EPA Proposes First-Ever Air Standards for 'Fracking'

The US Environmental Protection Agency (EPA) on Thursday proposed the first-ever standards to reduce air pollution caused by the controversial natural gas drilling practice, hydraulic fracturing.

Hydraulic fracturing (or "fracking") involves pumping large volumes of water and chemicals under pressure into underground shale formations to fracture the rock and release natural gas.

The process has revitalized the domestic natural gas industry, particularly surrounding the Marcellus Shale formation in the Northeast, but environmental groups and some researchers say it presents a risk throughout the US – not only to air quality, but also to subterranean water tables.

The proposed standards rely on operators’ ability to capture and sell natural gas that currently escapes into the air. In doing so, EPA says the industry will create an additional $30 million a year in additional revenues, while reducing harmful emissions.

"This administration has been clear that natural gas is a key component of our clean energy future, and the steps announced today will help ensure responsible production of this domestic energy source," says Gina McCarthy, assistant administrator for EPA’s Office of Air and Radiation. "Reducing these emissions will help cut toxic pollution that can increase cancer risks and smog that can cause asthma attacks and premature death – all while giving these operators additional product to bring to market."

EPA says the proposal would cut smog-forming volatile organic compound (VOC) emissions from several types of processes and equipment used in the oil and gas industry, including a 95% reduction in VOCs emitted during the completion of new and modified hydraulically fractured wells.

As written, the standards wouldn’t require changes to existing wells, unless they are significantly modified.

Natural gas production in the U.S. is growing, with more than 25,000 new and existing wells fractured or re-fractured each year, according to Agency figures.

The VOC reductions in the proposal are expected to help reduce ozone nonattainment problems in many areas where oil and gas production occurs.

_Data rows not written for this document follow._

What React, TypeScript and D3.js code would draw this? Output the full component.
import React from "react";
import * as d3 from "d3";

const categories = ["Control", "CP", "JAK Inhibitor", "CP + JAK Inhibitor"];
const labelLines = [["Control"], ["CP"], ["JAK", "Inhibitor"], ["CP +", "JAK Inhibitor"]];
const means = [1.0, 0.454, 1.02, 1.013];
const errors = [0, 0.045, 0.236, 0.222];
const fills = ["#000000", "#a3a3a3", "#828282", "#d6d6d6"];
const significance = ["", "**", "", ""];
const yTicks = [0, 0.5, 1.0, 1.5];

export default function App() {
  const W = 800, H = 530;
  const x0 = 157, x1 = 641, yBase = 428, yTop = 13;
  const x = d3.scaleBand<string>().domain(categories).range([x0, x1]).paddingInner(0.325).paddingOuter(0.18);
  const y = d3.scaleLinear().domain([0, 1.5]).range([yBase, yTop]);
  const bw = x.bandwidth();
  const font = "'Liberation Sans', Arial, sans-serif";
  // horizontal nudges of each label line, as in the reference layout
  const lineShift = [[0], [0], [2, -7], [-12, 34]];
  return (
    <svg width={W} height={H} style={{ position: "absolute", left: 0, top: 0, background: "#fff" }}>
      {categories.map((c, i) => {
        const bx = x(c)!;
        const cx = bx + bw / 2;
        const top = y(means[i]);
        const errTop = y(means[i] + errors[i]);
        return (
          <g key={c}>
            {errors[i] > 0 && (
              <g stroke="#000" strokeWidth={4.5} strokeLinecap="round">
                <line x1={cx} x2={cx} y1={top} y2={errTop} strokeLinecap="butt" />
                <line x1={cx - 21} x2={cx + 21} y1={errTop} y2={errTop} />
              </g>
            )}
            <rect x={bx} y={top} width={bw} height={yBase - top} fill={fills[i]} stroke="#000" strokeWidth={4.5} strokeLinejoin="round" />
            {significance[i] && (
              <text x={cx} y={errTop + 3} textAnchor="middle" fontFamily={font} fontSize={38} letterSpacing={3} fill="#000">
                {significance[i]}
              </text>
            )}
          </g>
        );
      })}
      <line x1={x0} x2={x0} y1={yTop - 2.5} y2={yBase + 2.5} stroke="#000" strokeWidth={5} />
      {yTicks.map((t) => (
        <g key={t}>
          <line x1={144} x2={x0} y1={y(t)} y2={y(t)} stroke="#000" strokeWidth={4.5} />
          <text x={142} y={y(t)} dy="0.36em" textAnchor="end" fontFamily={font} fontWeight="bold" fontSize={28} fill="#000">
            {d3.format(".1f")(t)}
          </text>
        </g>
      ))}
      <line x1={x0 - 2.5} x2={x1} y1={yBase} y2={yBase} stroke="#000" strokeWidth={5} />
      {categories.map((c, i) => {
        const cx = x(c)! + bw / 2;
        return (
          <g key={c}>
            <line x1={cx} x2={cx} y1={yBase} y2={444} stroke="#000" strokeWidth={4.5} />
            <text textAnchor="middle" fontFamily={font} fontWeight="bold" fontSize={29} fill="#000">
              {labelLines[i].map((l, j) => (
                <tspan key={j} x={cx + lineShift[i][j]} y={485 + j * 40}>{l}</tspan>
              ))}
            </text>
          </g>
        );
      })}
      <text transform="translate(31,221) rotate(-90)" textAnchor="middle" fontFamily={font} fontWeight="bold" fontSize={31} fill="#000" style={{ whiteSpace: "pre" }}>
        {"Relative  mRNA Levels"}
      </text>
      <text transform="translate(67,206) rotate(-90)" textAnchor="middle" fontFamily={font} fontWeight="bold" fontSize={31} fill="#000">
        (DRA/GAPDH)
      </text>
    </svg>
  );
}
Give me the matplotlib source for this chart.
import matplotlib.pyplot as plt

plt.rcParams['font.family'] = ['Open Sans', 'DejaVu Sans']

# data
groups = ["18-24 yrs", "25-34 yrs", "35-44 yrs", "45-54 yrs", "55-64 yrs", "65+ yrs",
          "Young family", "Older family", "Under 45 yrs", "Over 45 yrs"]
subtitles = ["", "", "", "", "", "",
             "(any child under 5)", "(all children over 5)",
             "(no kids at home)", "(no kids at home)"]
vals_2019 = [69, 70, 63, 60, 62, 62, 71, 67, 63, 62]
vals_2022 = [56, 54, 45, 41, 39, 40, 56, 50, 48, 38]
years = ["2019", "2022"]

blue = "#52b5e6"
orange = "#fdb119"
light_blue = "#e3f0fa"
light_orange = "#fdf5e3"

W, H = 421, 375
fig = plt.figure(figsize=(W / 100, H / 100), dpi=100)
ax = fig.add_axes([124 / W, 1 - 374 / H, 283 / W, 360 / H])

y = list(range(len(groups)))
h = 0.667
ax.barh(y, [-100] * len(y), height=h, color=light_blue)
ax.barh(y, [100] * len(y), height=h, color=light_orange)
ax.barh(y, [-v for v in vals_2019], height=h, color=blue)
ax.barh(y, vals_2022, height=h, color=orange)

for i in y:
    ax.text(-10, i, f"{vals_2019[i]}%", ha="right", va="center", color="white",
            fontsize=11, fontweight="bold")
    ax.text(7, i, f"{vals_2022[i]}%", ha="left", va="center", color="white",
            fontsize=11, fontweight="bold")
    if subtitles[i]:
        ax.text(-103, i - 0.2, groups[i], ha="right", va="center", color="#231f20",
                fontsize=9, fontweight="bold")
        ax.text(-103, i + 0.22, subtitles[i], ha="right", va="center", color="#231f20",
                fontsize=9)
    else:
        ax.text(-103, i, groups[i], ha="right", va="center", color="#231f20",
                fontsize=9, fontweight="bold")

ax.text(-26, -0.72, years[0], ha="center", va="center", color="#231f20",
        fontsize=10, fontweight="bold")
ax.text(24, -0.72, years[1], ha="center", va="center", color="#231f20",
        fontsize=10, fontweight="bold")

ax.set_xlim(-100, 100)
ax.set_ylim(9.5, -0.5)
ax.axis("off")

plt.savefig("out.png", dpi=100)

In addition, the VOC reductions would yield a significant environmental benefit by reducing methane emissions from new and modified wells.

Methane, the primary constituent of natural gas, is a potent greenhouse gas – more than 20 times more potent than carbon dioxide.

The standards also apply to equipment not used directly in the drilling process, such as storage tanks and transmission lines.

Thursday’s proposal includes reviews of four air regulations for the oil and natural gas industry as required by the Clean Air Act: a new source performance standard for VOCs from equipment leaks at gas processing plants; a new source performance standard for sulfur dioxide emissions from gas processing plants; an air toxics standard for oil and natural gas production; and an air toxics standard for natural gas transmission and storage.

EPA is under a court order to propose new standards by July 28, 2011 and take final action by Feb. 28, 2012. As part of the public comment period, EPA will hold three public hearings, in the Dallas, Denver and Pittsburgh areas.